> **Your instructions**
From the listing that follows, output everything exactly except the pictures.

> **Given information**
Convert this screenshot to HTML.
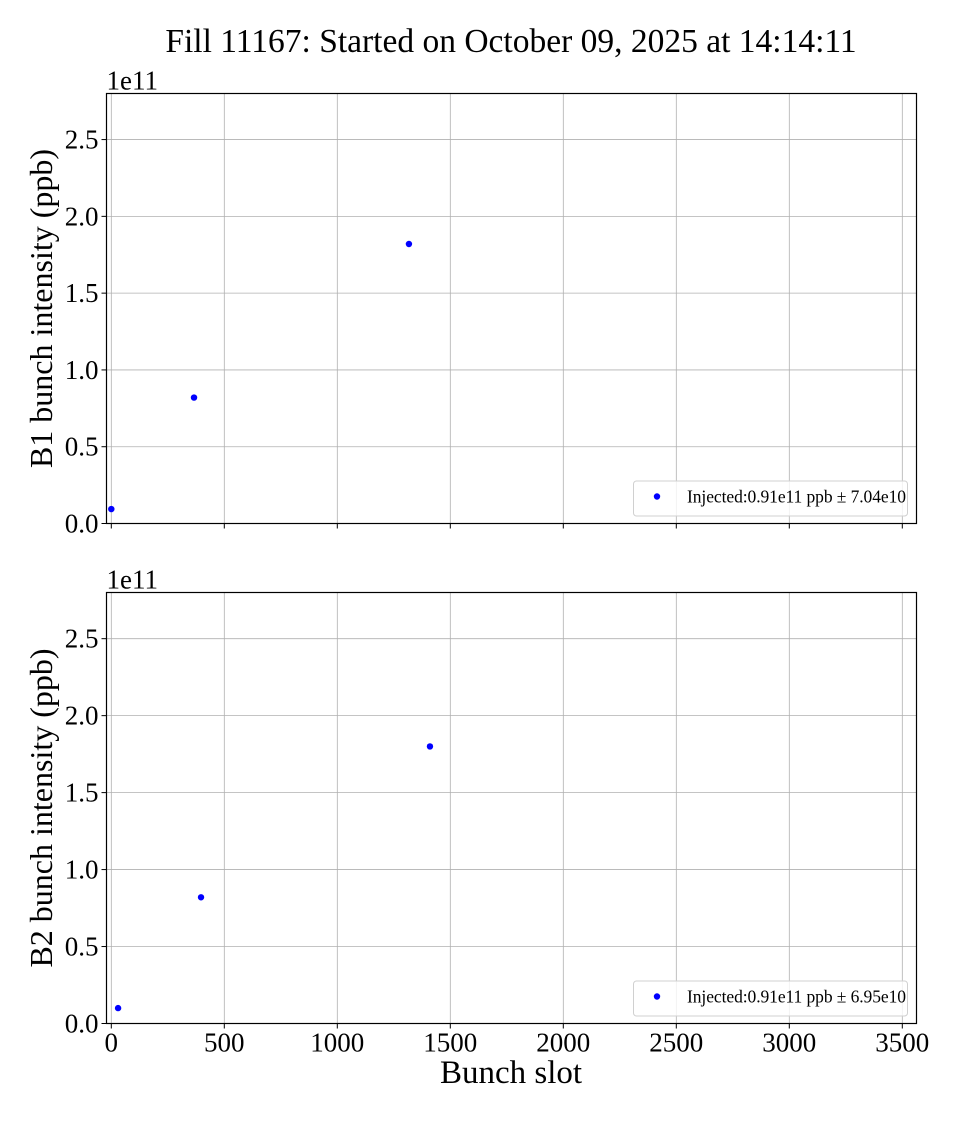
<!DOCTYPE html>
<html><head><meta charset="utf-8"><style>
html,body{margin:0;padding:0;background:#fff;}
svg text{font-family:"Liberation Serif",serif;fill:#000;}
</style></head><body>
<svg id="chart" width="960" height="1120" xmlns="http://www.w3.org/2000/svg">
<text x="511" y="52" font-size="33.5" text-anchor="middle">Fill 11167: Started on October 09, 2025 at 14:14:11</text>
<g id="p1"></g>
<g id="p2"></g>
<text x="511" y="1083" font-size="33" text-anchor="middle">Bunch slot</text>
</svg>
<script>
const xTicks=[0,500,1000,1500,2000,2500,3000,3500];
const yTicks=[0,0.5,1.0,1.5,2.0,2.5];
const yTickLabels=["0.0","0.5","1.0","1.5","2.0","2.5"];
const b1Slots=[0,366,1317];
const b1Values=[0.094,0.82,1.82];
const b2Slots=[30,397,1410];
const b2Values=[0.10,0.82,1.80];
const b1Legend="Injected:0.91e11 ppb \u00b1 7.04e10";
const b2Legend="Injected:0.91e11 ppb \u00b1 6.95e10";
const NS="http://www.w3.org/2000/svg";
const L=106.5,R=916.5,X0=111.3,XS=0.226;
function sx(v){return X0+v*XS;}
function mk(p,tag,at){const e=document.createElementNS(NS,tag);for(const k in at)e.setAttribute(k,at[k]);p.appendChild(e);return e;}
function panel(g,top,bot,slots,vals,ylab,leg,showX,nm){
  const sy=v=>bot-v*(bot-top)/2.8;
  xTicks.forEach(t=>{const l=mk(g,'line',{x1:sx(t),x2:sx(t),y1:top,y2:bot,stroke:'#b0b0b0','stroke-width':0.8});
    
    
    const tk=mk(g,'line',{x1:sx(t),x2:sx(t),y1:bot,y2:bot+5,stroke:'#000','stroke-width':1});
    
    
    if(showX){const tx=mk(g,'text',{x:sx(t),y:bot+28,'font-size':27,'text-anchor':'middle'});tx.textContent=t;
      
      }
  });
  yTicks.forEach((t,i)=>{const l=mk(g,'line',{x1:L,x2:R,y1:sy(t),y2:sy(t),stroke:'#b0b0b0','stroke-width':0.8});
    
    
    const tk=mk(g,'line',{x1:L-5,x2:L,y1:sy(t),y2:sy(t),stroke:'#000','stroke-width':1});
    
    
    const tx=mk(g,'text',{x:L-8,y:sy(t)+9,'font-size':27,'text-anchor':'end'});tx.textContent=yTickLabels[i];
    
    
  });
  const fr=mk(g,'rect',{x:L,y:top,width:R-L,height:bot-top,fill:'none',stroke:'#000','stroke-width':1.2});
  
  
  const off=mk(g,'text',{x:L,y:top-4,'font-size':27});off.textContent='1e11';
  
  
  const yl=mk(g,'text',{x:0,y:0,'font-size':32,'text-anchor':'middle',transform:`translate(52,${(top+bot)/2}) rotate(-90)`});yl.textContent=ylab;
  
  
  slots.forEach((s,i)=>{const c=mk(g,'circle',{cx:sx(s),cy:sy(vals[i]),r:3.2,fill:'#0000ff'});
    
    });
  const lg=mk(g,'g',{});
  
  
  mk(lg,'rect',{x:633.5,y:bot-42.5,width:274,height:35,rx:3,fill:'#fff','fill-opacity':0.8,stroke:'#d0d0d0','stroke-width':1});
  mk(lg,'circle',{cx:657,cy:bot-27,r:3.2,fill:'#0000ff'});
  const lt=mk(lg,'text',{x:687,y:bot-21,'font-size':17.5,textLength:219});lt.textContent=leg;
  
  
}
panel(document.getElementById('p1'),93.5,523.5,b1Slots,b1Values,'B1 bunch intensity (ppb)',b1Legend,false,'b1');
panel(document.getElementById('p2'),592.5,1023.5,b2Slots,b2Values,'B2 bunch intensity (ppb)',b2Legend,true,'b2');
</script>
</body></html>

> **Completed task**
Convert this screenshot to HTML.
<!DOCTYPE html>
<html><head><meta charset="utf-8"><style>
html,body{margin:0;padding:0;background:#fff;}
svg text{font-family:"Liberation Serif",serif;fill:#000;}
</style></head><body>
<svg id="chart" width="960" height="1120" xmlns="http://www.w3.org/2000/svg">
<text x="511" y="52" font-size="33.5" text-anchor="middle">Fill 11167: Started on October 09, 2025 at 14:14:11</text>
<g id="p1"></g>
<g id="p2"></g>
<text x="511" y="1083" font-size="33" text-anchor="middle">Bunch slot</text>
</svg>
<script>
const xTicks=[0,500,1000,1500,2000,2500,3000,3500];
const yTicks=[0,0.5,1.0,1.5,2.0,2.5];
const yTickLabels=["0.0","0.5","1.0","1.5","2.0","2.5"];
const b1Slots=[0,366,1317];
const b1Values=[0.094,0.82,1.82];
const b2Slots=[30,397,1410];
const b2Values=[0.10,0.82,1.80];
const b1Legend="Injected:0.91e11 ppb \u00b1 7.04e10";
const b2Legend="Injected:0.91e11 ppb \u00b1 6.95e10";
const NS="http://www.w3.org/2000/svg";
const L=106.5,R=916.5,X0=111.3,XS=0.226;
function sx(v){return X0+v*XS;}
function mk(p,tag,at){const e=document.createElementNS(NS,tag);for(const k in at)e.setAttribute(k,at[k]);p.appendChild(e);return e;}
function panel(g,top,bot,slots,vals,ylab,leg,showX,nm){
  const sy=v=>bot-v*(bot-top)/2.8;
  xTicks.forEach(t=>{const l=mk(g,'line',{x1:sx(t),x2:sx(t),y1:top,y2:bot,stroke:'#b0b0b0','stroke-width':0.8});
    
    
    const tk=mk(g,'line',{x1:sx(t),x2:sx(t),y1:bot,y2:bot+5,stroke:'#000','stroke-width':1});
    
    
    if(showX){const tx=mk(g,'text',{x:sx(t),y:bot+28,'font-size':27,'text-anchor':'middle'});tx.textContent=t;
      
      }
  });
  yTicks.forEach((t,i)=>{const l=mk(g,'line',{x1:L,x2:R,y1:sy(t),y2:sy(t),stroke:'#b0b0b0','stroke-width':0.8});
    
    
    const tk=mk(g,'line',{x1:L-5,x2:L,y1:sy(t),y2:sy(t),stroke:'#000','stroke-width':1});
    
    
    const tx=mk(g,'text',{x:L-8,y:sy(t)+9,'font-size':27,'text-anchor':'end'});tx.textContent=yTickLabels[i];
    
    
  });
  const fr=mk(g,'rect',{x:L,y:top,width:R-L,height:bot-top,fill:'none',stroke:'#000','stroke-width':1.2});
  
  
  const off=mk(g,'text',{x:L,y:top-4,'font-size':27});off.textContent='1e11';
  
  
  const yl=mk(g,'text',{x:0,y:0,'font-size':32,'text-anchor':'middle',transform:`translate(52,${(top+bot)/2}) rotate(-90)`});yl.textContent=ylab;
  
  
  slots.forEach((s,i)=>{const c=mk(g,'circle',{cx:sx(s),cy:sy(vals[i]),r:3.2,fill:'#0000ff'});
    
    });
  const lg=mk(g,'g',{});
  
  
  mk(lg,'rect',{x:633.5,y:bot-42.5,width:274,height:35,rx:3,fill:'#fff','fill-opacity':0.8,stroke:'#d0d0d0','stroke-width':1});
  mk(lg,'circle',{cx:657,cy:bot-27,r:3.2,fill:'#0000ff'});
  const lt=mk(lg,'text',{x:687,y:bot-21,'font-size':17.5,textLength:219});lt.textContent=leg;
  
  
}
panel(document.getElementById('p1'),93.5,523.5,b1Slots,b1Values,'B1 bunch intensity (ppb)',b1Legend,false,'b1');
panel(document.getElementById('p2'),592.5,1023.5,b2Slots,b2Values,'B2 bunch intensity (ppb)',b2Legend,true,'b2');
</script>
</body></html>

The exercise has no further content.